*Provided material*
►
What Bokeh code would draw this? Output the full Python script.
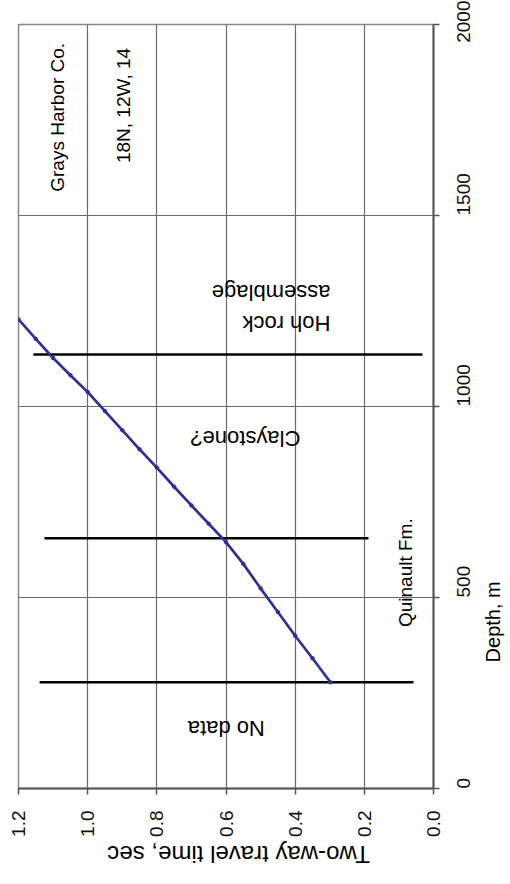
import math
from bokeh.plotting import figure
from bokeh.models import (Range1d, FixedTicker, NumeralTickFormatter, ColumnDataSource,
                          LinearAxis)
from bokeh.embed import file_html
from bokeh.resources import INLINE
from bokeh.core.properties import value

# ---- data (two-way travel time in sec, depth in m) ----
twt = [0.298, 0.35, 0.40, 0.45, 0.50, 0.55, 0.60, 0.65, 0.70, 0.75, 0.80,
       0.85, 0.90, 0.95, 1.00, 1.05, 1.10, 1.15, 1.20]
depth = [278, 341, 400, 462, 524, 588, 645, 693, 741, 790, 840,
         888, 938, 988, 1038, 1082, 1127, 1177, 1228]

boundary_depth = [278, 655, 1136]
boundary_t_start = [0.058, 0.188, 0.032]
boundary_t_end = [1.139, 1.125, 1.157]

time_ticks = [0.0, 0.2, 0.4, 0.6, 0.8, 1.0, 1.2]
depth_ticks = [0, 500, 1000, 1500, 2000]

# unit labels inside the chart
upside_labels = ["No data", "Claystone?"]
upside_t = [0.599, 0.544]
upside_d = [157, 916]

upright_labels = ["Quinault Fm.", "Grays Harbor Co.", "18N, 12W, 14"]
upright_t = [0.080, 1.087, 0.896]
upright_d = [565, 1757, 1788]

hoh_label = "Hoh rock\nassemblage"
hoh_t = 0.298
hoh_d = 1257

x_title = "Two-way travel time, sec"
y_title = "Depth, m"
# where along each axis its title sits (axis units)
x_title_at = 0.943
y_title_at = 330

FONT = "Liberation Sans"

p = figure(width=510, height=882, frame_width=415, frame_height=764,
           x_range=Range1d(1.2, 0.0), y_range=Range1d(0, 2000),
           y_axis_location="right", output_backend="svg",
           toolbar_location=None, min_border_left=18, min_border_top=24,
           min_border_right=77, min_border_bottom=94)
p.background_fill_color = "white"
p.border_fill_color = "white"
p.outline_line_color = "#888888"
p.outline_line_width = 1.5

# main axes
p.xaxis.ticker = FixedTicker(ticks=time_ticks)
p.xaxis.formatter = NumeralTickFormatter(format="0.0")
p.yaxis.ticker = FixedTicker(ticks=depth_ticks)
for ax in (p.xaxis[0], p.yaxis[0]):
    ax.axis_line_color = "#555555"
    ax.axis_line_width = 2
    ax.major_tick_line_color = "#555555"
    ax.major_tick_line_width = 1.5
    ax.major_tick_out = 6
    ax.major_tick_in = 0
    ax.minor_tick_line_color = None
    ax.major_label_text_font = FONT
    ax.major_label_text_font_size = "19px"
    ax.major_label_text_color = "#111111"
    ax.major_label_orientation = math.pi / 2
p.xaxis.major_label_standoff = 16
p.yaxis.major_label_standoff = 24


# title axes: one tick label (the title) placed where the source figure has it
def title_axis(label, at, orientation, size, standoff):
    return LinearAxis(ticker=FixedTicker(ticks=[at]), major_label_overrides={at: label},
                      axis_line_color=None, major_tick_line_color=None,
                      minor_tick_line_color=None, major_tick_out=0, major_tick_in=0,
                      major_label_standoff=standoff, major_label_orientation=orientation,
                      major_label_text_font=FONT, major_label_text_color="black",
                      major_label_text_font_size=size)


p.add_layout(title_axis(x_title, x_title_at, math.pi, "24px", 15), "below")
p.add_layout(title_axis(y_title, y_title_at, math.pi / 2, "20px", 14), "right")

p.xgrid.ticker = FixedTicker(ticks=time_ticks)
p.ygrid.ticker = FixedTicker(ticks=depth_ticks)
p.grid.grid_line_color = "#6a6a6a"
p.grid.grid_line_width = 1.2

# formation boundaries
p.segment(x0=boundary_t_start, y0=boundary_depth, x1=boundary_t_end, y1=boundary_depth,
          line_color="black", line_width=2.5)

# time-depth curve
src = ColumnDataSource(dict(t=twt, d=depth))
p.line("t", "d", source=src, line_color="#2e3192", line_width=2.7)
p.scatter("t", "d", source=src, size=3.5, color="#2e3192")

# labels
p.text(x=upside_t, y=upside_d, text=upside_labels, angle=math.pi,
       text_align="center", text_baseline="middle", text_font=value(FONT),
       text_font_size="22px", text_color="black")
p.text(x=upright_t, y=upright_d, text=upright_labels, angle=math.pi / 2,
       text_align="center", text_baseline="middle", text_font=value(FONT),
       text_font_size="19px", text_color="black")
p.text(x=[hoh_t], y=[hoh_d], text=[hoh_label], angle=math.pi,
       text_align="left", text_baseline="middle", text_font=value(FONT),
       text_font_size="22px", text_color="black", text_line_height=1.25)

open("out.html", "w").write(file_html(p, INLINE))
◄
Leaving out the pictures, repeat the data above exactly.

*Answer to this problem*
What Bokeh code would draw this? Output the full Python script.
import math
from bokeh.plotting import figure
from bokeh.models import (Range1d, FixedTicker, NumeralTickFormatter, ColumnDataSource,
                          LinearAxis)
from bokeh.embed import file_html
from bokeh.resources import INLINE
from bokeh.core.properties import value

# ---- data (two-way travel time in sec, depth in m) ----
twt = [0.298, 0.35, 0.40, 0.45, 0.50, 0.55, 0.60, 0.65, 0.70, 0.75, 0.80,
       0.85, 0.90, 0.95, 1.00, 1.05, 1.10, 1.15, 1.20]
depth = [278, 341, 400, 462, 524, 588, 645, 693, 741, 790, 840,
         888, 938, 988, 1038, 1082, 1127, 1177, 1228]

boundary_depth = [278, 655, 1136]
boundary_t_start = [0.058, 0.188, 0.032]
boundary_t_end = [1.139, 1.125, 1.157]

time_ticks = [0.0, 0.2, 0.4, 0.6, 0.8, 1.0, 1.2]
depth_ticks = [0, 500, 1000, 1500, 2000]

# unit labels inside the chart
upside_labels = ["No data", "Claystone?"]
upside_t = [0.599, 0.544]
upside_d = [157, 916]

upright_labels = ["Quinault Fm.", "Grays Harbor Co.", "18N, 12W, 14"]
upright_t = [0.080, 1.087, 0.896]
upright_d = [565, 1757, 1788]

hoh_label = "Hoh rock\nassemblage"
hoh_t = 0.298
hoh_d = 1257

x_title = "Two-way travel time, sec"
y_title = "Depth, m"
# where along each axis its title sits (axis units)
x_title_at = 0.943
y_title_at = 330

FONT = "Liberation Sans"

p = figure(width=510, height=882, frame_width=415, frame_height=764,
           x_range=Range1d(1.2, 0.0), y_range=Range1d(0, 2000),
           y_axis_location="right", output_backend="svg",
           toolbar_location=None, min_border_left=18, min_border_top=24,
           min_border_right=77, min_border_bottom=94)
p.background_fill_color = "white"
p.border_fill_color = "white"
p.outline_line_color = "#888888"
p.outline_line_width = 1.5

# main axes
p.xaxis.ticker = FixedTicker(ticks=time_ticks)
p.xaxis.formatter = NumeralTickFormatter(format="0.0")
p.yaxis.ticker = FixedTicker(ticks=depth_ticks)
for ax in (p.xaxis[0], p.yaxis[0]):
    ax.axis_line_color = "#555555"
    ax.axis_line_width = 2
    ax.major_tick_line_color = "#555555"
    ax.major_tick_line_width = 1.5
    ax.major_tick_out = 6
    ax.major_tick_in = 0
    ax.minor_tick_line_color = None
    ax.major_label_text_font = FONT
    ax.major_label_text_font_size = "19px"
    ax.major_label_text_color = "#111111"
    ax.major_label_orientation = math.pi / 2
p.xaxis.major_label_standoff = 16
p.yaxis.major_label_standoff = 24


# title axes: one tick label (the title) placed where the source figure has it
def title_axis(label, at, orientation, size, standoff):
    return LinearAxis(ticker=FixedTicker(ticks=[at]), major_label_overrides={at: label},
                      axis_line_color=None, major_tick_line_color=None,
                      minor_tick_line_color=None, major_tick_out=0, major_tick_in=0,
                      major_label_standoff=standoff, major_label_orientation=orientation,
                      major_label_text_font=FONT, major_label_text_color="black",
                      major_label_text_font_size=size)


p.add_layout(title_axis(x_title, x_title_at, math.pi, "24px", 15), "below")
p.add_layout(title_axis(y_title, y_title_at, math.pi / 2, "20px", 14), "right")

p.xgrid.ticker = FixedTicker(ticks=time_ticks)
p.ygrid.ticker = FixedTicker(ticks=depth_ticks)
p.grid.grid_line_color = "#6a6a6a"
p.grid.grid_line_width = 1.2

# formation boundaries
p.segment(x0=boundary_t_start, y0=boundary_depth, x1=boundary_t_end, y1=boundary_depth,
          line_color="black", line_width=2.5)

# time-depth curve
src = ColumnDataSource(dict(t=twt, d=depth))
p.line("t", "d", source=src, line_color="#2e3192", line_width=2.7)
p.scatter("t", "d", source=src, size=3.5, color="#2e3192")

# labels
p.text(x=upside_t, y=upside_d, text=upside_labels, angle=math.pi,
       text_align="center", text_baseline="middle", text_font=value(FONT),
       text_font_size="22px", text_color="black")
p.text(x=upright_t, y=upright_d, text=upright_labels, angle=math.pi / 2,
       text_align="center", text_baseline="middle", text_font=value(FONT),
       text_font_size="19px", text_color="black")
p.text(x=[hoh_t], y=[hoh_d], text=[hoh_label], angle=math.pi,
       text_align="left", text_baseline="middle", text_font=value(FONT),
       text_font_size="22px", text_color="black", text_line_height=1.25)

open("out.html", "w").write(file_html(p, INLINE))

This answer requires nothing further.